▸ Written problem: Look below and pull out each line with the word "this".

▸ Available records:
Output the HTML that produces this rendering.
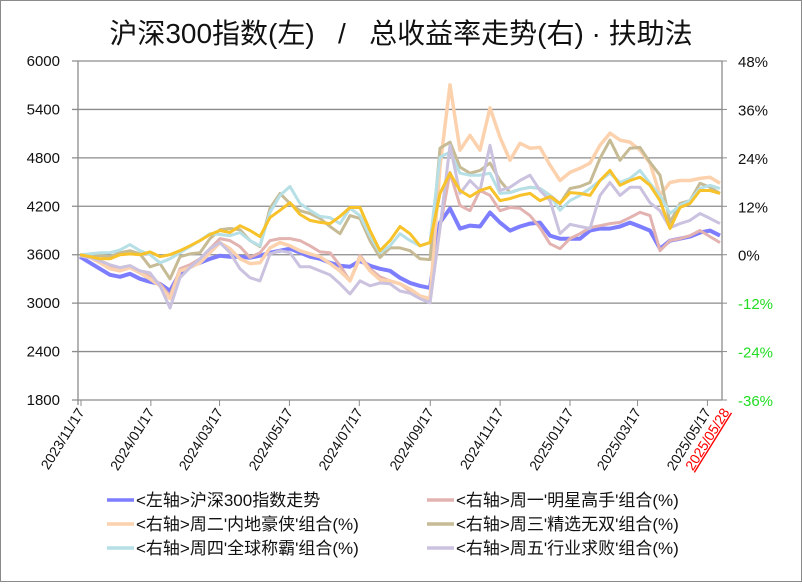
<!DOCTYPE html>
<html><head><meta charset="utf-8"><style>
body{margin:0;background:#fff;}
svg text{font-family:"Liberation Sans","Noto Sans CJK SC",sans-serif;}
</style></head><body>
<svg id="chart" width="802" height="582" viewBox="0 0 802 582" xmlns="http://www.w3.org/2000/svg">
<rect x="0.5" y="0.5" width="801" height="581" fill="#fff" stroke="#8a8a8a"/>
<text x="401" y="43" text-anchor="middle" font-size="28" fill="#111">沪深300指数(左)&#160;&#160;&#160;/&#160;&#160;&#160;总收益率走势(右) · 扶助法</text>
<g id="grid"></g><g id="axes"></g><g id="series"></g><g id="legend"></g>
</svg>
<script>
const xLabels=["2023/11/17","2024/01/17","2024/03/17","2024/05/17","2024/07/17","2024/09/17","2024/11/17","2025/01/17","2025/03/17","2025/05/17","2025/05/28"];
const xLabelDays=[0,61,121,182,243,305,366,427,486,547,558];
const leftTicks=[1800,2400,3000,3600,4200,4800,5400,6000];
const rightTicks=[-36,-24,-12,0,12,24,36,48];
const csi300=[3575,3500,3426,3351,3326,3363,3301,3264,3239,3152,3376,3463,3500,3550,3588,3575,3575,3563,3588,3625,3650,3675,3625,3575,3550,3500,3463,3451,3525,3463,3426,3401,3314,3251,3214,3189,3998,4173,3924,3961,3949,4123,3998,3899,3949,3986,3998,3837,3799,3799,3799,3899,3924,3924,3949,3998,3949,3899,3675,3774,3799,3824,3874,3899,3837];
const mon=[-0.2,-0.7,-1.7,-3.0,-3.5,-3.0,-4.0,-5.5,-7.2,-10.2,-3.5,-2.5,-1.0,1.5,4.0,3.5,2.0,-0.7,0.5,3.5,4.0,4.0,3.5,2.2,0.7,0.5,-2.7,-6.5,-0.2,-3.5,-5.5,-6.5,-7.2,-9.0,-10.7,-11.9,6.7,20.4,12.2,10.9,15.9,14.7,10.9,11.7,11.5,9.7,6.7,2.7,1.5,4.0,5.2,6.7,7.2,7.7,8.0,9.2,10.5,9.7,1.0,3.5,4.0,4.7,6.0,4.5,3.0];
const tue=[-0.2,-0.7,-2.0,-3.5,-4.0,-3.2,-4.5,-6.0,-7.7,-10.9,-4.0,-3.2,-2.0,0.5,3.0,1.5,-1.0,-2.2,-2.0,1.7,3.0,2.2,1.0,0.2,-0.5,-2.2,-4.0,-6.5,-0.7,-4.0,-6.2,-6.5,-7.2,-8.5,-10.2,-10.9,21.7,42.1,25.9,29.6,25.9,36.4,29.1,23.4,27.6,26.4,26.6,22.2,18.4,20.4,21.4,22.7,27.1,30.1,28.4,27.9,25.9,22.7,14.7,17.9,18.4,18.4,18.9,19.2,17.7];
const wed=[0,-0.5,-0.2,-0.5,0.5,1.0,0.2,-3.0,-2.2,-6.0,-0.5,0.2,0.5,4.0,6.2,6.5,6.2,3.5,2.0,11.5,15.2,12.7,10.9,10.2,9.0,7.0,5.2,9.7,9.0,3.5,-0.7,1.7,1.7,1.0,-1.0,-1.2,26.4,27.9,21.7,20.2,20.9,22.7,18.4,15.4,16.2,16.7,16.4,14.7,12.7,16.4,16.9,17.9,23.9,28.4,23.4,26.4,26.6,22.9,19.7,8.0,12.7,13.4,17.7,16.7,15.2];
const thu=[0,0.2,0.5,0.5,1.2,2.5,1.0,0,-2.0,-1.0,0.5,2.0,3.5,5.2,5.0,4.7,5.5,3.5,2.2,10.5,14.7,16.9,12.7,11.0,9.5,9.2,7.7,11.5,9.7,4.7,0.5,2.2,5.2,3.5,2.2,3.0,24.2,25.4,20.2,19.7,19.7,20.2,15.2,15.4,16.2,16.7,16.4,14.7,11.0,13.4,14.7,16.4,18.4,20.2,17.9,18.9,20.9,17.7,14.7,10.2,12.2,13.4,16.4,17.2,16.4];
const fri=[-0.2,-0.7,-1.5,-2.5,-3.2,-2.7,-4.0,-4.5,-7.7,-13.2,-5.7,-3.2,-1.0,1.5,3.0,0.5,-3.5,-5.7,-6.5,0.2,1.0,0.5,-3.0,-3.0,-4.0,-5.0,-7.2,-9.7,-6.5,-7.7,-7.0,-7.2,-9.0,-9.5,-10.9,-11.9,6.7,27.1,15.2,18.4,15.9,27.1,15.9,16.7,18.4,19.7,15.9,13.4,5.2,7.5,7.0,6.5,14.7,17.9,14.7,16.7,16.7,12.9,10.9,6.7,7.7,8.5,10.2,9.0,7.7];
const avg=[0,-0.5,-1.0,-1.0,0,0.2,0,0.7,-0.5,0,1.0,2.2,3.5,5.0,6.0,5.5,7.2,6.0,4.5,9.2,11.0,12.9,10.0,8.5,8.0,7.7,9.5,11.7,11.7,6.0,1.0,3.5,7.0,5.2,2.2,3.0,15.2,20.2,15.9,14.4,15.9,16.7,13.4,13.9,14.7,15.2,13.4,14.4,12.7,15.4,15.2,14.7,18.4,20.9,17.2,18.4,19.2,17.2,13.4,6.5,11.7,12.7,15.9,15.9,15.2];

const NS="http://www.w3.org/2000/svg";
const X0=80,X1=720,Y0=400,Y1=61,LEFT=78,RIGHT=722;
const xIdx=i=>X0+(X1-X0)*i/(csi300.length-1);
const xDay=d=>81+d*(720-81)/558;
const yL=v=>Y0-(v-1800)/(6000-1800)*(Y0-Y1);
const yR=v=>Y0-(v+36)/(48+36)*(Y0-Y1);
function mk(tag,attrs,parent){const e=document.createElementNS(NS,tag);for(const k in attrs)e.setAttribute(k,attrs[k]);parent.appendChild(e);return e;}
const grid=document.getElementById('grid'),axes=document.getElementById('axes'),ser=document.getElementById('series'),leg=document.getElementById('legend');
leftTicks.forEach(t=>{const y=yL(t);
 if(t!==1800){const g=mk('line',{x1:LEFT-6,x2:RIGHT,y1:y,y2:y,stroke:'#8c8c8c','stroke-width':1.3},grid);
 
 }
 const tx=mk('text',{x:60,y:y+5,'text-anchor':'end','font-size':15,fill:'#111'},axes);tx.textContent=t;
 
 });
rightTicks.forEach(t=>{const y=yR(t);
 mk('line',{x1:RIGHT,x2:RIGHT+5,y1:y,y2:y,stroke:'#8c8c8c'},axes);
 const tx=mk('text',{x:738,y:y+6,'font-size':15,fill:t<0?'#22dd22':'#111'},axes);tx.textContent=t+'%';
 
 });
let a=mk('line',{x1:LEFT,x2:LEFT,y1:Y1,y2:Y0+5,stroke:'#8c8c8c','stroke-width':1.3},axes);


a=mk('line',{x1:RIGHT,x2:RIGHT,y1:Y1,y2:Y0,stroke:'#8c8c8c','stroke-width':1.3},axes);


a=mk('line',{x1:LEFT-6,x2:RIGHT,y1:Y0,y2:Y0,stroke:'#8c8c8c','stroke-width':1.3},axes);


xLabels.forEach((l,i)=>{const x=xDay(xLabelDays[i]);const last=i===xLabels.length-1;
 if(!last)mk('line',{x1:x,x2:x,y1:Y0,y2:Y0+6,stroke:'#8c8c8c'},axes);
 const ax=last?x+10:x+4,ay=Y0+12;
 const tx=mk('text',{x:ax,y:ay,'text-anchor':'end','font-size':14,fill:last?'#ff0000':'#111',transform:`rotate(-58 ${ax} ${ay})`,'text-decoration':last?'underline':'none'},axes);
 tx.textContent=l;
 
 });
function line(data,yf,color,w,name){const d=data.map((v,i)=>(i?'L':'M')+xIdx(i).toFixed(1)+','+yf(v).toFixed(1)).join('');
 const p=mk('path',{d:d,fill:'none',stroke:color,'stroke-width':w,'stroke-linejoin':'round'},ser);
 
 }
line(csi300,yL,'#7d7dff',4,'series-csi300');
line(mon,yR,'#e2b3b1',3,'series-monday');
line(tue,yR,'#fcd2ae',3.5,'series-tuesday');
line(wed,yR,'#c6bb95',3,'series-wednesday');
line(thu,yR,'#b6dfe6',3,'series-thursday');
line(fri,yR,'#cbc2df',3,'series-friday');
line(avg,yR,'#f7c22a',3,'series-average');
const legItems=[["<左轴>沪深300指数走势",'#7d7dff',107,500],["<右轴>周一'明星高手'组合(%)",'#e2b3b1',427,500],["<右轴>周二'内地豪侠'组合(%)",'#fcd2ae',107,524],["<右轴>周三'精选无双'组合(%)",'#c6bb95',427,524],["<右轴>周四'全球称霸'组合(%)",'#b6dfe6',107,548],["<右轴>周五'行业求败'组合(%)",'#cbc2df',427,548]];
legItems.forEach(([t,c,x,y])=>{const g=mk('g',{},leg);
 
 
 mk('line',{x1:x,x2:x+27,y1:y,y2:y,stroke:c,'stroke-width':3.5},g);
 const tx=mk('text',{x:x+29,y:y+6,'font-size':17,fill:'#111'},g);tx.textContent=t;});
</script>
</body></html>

...

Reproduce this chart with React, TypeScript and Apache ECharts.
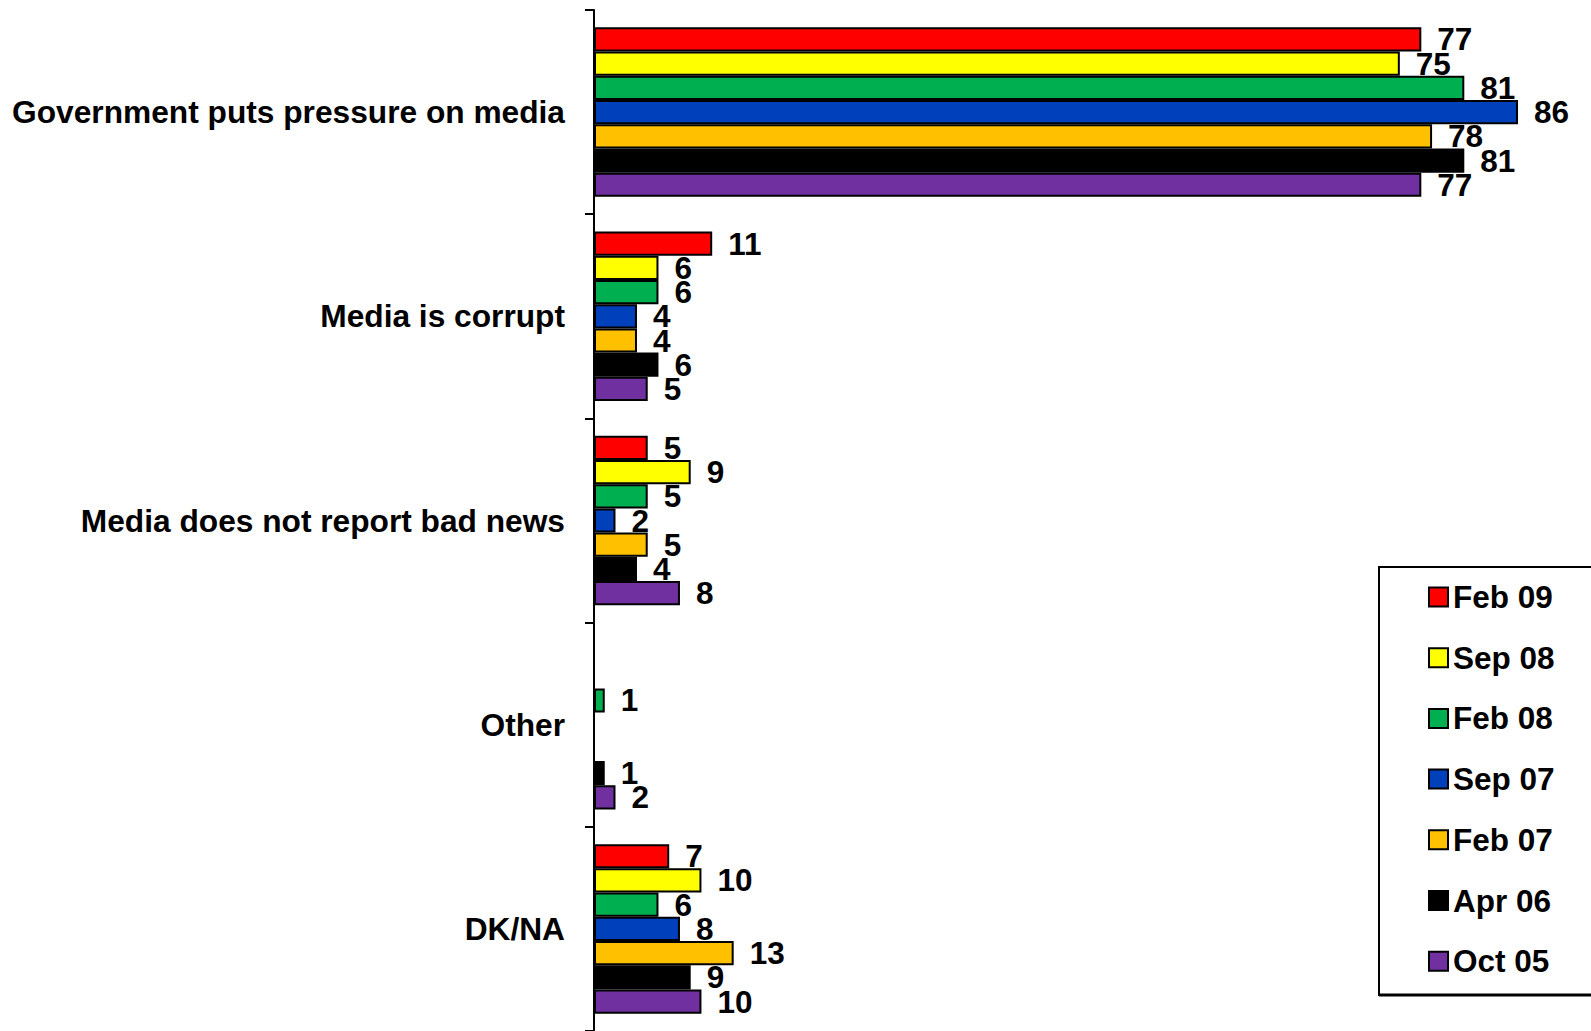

▸ Exercise result:
Output the HTML that produces this rendering.
Reproduce this chart with React, TypeScript and Apache ECharts.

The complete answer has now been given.